- Born: John Stanley Watt 14 May 1932
- Died: 30 July 2022 (aged 90)
- Education: University of Sydney
- Occupation: Physicist
- Relatives: Alan Watt

= John Watt (physicist) =

Australian physicist (1932–2022)

John Watt (14 May 1932 – 30 July 2020) was an Australian physicist, Assistant Chief of the CSIRO Division of Mineral and Process Engineering, and Australia Prize winner.

Watt was educated at the University of Sydney where he obtained a Master of Science degree in 1956. From around 1956 to 1967 he was a Research Officer with the Australian Atomic Energy Commission.

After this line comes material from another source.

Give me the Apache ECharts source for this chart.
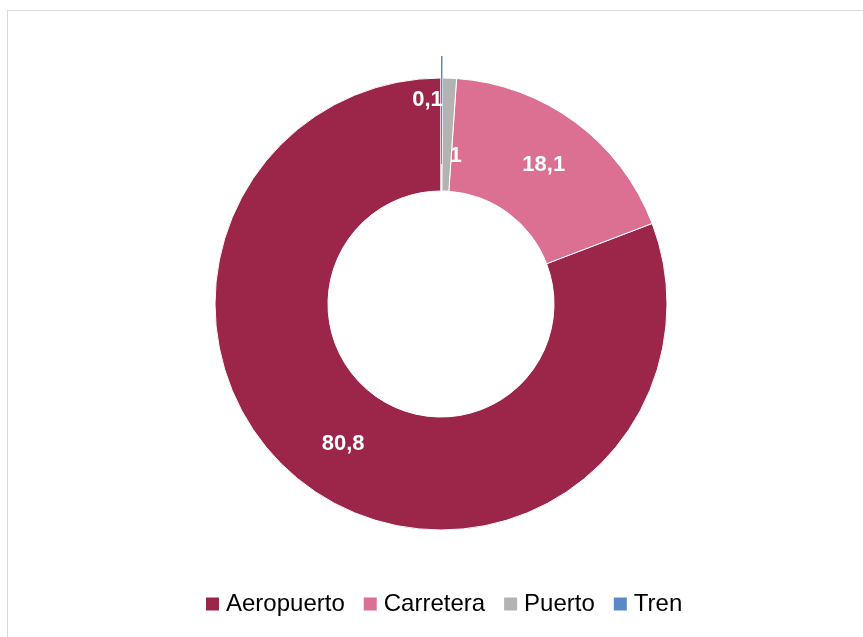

John Watt started work with the Australian Atomic Energy Commission (AAEC) as a Research Officer after graduating from The University of Sydney in 1956 with a Master of Science. He worked in the AAEC Isotope Division, becoming Head of the Radioisotope Applications Research Section in 1967.
In 1982, he was transferred to the CSIRO Division of Mineral Physics as a Chief Research Scientist and Officer-in-Charge of the Division's Lucas Heights and Port Melbourne sites. He was appointed an Assistant Chief of the CSIRO Division of Mineral and Process Engineering in 1985, and returned to full-time research work as a CSIRO Fellow in 1995. He retired from CSIRO in 1997.
John's research has covered a whole range of on-line analysis applications in the minerals, coal and oil industries. He pioneered this research in Australia, developing a balance between laboratory research and field trials. He also undertook the first major commercialisation of on-line mineral slurry analysis systems in the early 1970s, which led to the setting up of the on-line analysis manufacturing industry in Australia.

In 1991 Watt achieved an Australian Nuclear Association Award. In 2003 Watt was awarded a Centenary Medal for service to Australian society in applied physics.

Watt died on 30 July 2020, at the age of 90.